Porsche has been hitting their marks this year with the revamped Porsche Boxster and then the newly released Caymen S, which is at the top of everyone’s wish list. Just a few weeks ago they introduced the new GT3. So what can possible be next? How about a ready-to-race car. This is the new 911 RSR based on the latest 991 911 chassis. The entire aim is to return to Le Mans in 2014, entitled Mission 2014. Our Return. Check out their micro site here – Porsche Mission Microsite
Ugh, another item to put on the wish list – straight to the top!
Don’t let us steal the spotlight from Porsche (directly from their press release):
Significant lightweight design for 50th anniversary as Porsche looks to 2013 and 2014 Le Mans
Stuttgart/Atlanta. Porsche has developed a new GT race car for the World Endurance Championship (WEC) and the Le Mans 24 Hours. The car was shown this week in full livery for the first time. Also, this week, the company is peeking around the corner to its Le Mans Prototype entry in 2014 with the unveiling of its “Mission 2014” web site.
New Porsche Le Mans Web Site
Porsche has announced that its “Mission 2014. Our Return” to Le Mans has officially started. While the introduction of the 2013 Porsche 911 RSR (type 991) signals the first factory team to return to Le Mans since 1998, this web site celebrates the first factory team to compete for an overall win there since.

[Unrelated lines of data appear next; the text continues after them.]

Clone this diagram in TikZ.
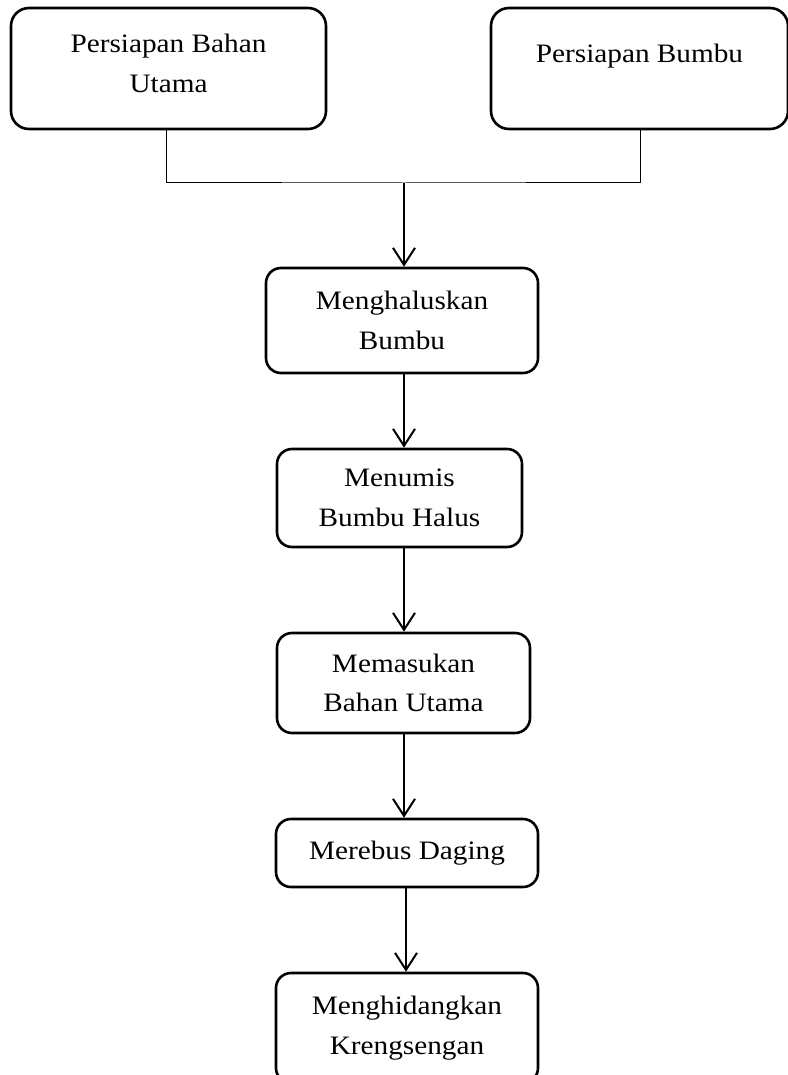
\documentclass[tikz,border=0pt]{standalone}
\usepackage{fontspec}
\setmainfont[FakeStretch=1.1]{Liberation Serif}
\usetikzlibrary{arrows.meta}
\begin{document}
\begin{tikzpicture}[x=1pt,y=-1pt,
  box/.style={draw, line width=2.6pt, rounded corners=15pt, align=center,
    font=\fontsize{26.6}{39.5}\selectfont, inner sep=0pt},
  arr/.style={line width=2pt, -{Straight Barb[length=17pt,width=22pt,line width=2pt]}},
  thin/.style={line width=1pt}]
\useasboundingbox (0,0) rectangle (787,1075);
\node[box, rounded corners=18pt, minimum width=315pt, minimum height=121pt, text depth=10pt] (b1) at (168.5,68.5) {Persiapan Bahan\\Utama};
\node[box, rounded corners=18pt, minimum width=297pt, minimum height=121pt, text height=20pt, text depth=31pt] (b2) at (639.5,68.5) {Persiapan Bumbu};
\node[box, minimum width=272pt, minimum height=105pt] (b3) at (402,320.5) {Menghaluskan\\Bumbu};
\node[box, minimum width=245pt, minimum height=98pt] (b4) at (399.5,498) {Menumis\\Bumbu Halus};
\node[box, minimum width=253pt, minimum height=100pt] (b5) at (403.5,683) {Memasukan\\Bahan Utama};
\node[box, minimum width=262pt, minimum height=68pt] (b6) at (407,853) {Merebus Daging};
\node[box, minimum width=262pt, minimum height=110pt] (b7) at (407,1028) {Menghidangkan\\Krengsengan};
\coordinate (j) at (404,183);
\coordinate (c1) at (404,0);
\coordinate (c2) at (406,0);
\draw[thin] (b1.south -| 166,0) |- (j) -| (b2.south -| 640,0);
\draw[arr] (j) -- (b3.north -| j);
\draw[arr] (b3.south -| c1) -- (b4.north -| c1);
\draw[arr] (b4.south -| c1) -- (b5.north -| c1);
\draw[arr] (b5.south -| c1) -- (b6.north -| c1);
\draw[arr] (b6.south -| c2) -- (b7.north -| c2);
\end{tikzpicture}
\end{document}
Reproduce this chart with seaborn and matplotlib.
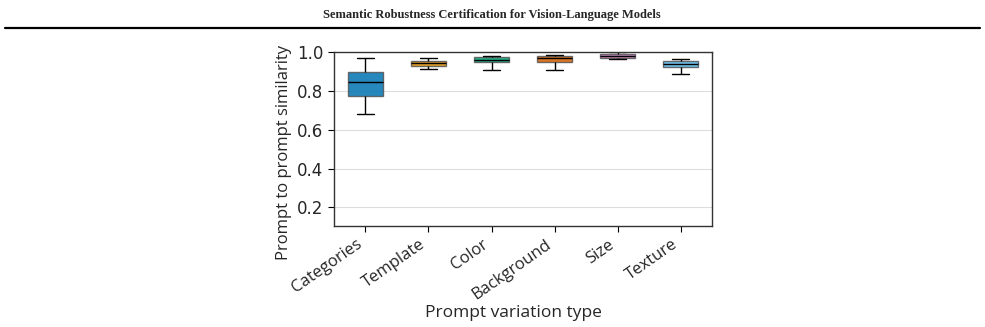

By clicking on http://www.porsche.com/mission2014, you can start Porsche’s journey with a trip back into history. Over the next couple of weeks, Porsche fans can experience the greatest moments of the company’s motorsports history again, hear interviews with the racing legends, see historic picture galleries and read the stories behind our greatest racing victories. Every week, new content will be available so repeat visits are recommended to “Mission 2014. Our Return.” The first episode features Porsche’s overall victories at Le Mans in 1971 and 1976 or an interview with Porsche’s first Le Mans winner, Richard Atwood.
New 2013 Porsche 911 RSR
For 2013, the new 911 RSR race car, running in the WEC LM-GTE class, is characterized by significant lightweight design and sophisticated aerodynamics. The exceptional vehicle styling honors a very special anniversary: From a bird’s eye perspective, the numbers 50 and 911 are visible. These stand for 50 years of the Porsche 911. The Porsche AG Team Manthey works squad will exclusively field two Porsche 911 RSR race cars in the World Endurance Championship’s 2013 season including the 24 Hours of Le Mans. The car will not run in a North America series for 2013.
The new 911 RSR, which is based on the seventh generation of the iconic 911 sports car, follows in the footsteps of its successful predecessor, the 911 GT3 RSR (type 997). As with the production vehicle, the wheelbase grew by about ten centimeters, or four inches. A new wishbone front suspension replaces the previously used McPherson struts. Another new development from Porsche Motorsport is the particularly lightweight racing gearbox. The six gears are selected via paddles on the steering wheel. The 460 hp, 4.0-litre six-cylinder boxer engine was taken from the predecessor and optimized in detail.
One of the priorities in the development of the new 911 RSR was the more evenly balanced weight distribution. The center of gravity is also significantly lower than that of its predecessor. Carbon fiber played a crucial role in the new design. The front and rear mudguards, front and rear lids, doors, underbody, wheel arches, rear wing, dashboard and center console are constructed from the very light and strong material. Moreover, all windows are made of particularly thin and light polycarbonate. Also contributing to the weight reduction is the lithium-ion battery known from the 911 GT3 road going models.
The look of the new 911 RSR is dominated by the flared mudguards and the deep cooling air intakes at the front. With the new air ducting, the radiator is now centrally-located in the front and even more effective than in the previous model. At the same time, the cockpit air conditioning became more efficient. The quick-change concept of the body parts was specially adapted for endurance racing, allowing for easier maintenance and shorter repair times. The front end, front lid and rear panel are fitted with quick release systems and can be replaced within seconds.
Competing in the Porsche 911 RSR with starting number 92 are Porsche works drivers Marc Lieb (Germany) and Richard Lietz (Austria), who already shared a cockpit in the 2012 WEC. At the first two races of the season in Silverstone (April 14) and Spa (May 4) as well as at the 24 Hours of Le Mans (June 22), they will receive support from their works driver colleague Romain Dumas (France). Factory pilots also drive the #91 sister car, with Joerg Bergmeister (Germany) and Patrick Pilet (France) making up a team. In Silverstone, Spa and Le Mans, the duo is joined by Timo Bernhard (Germany).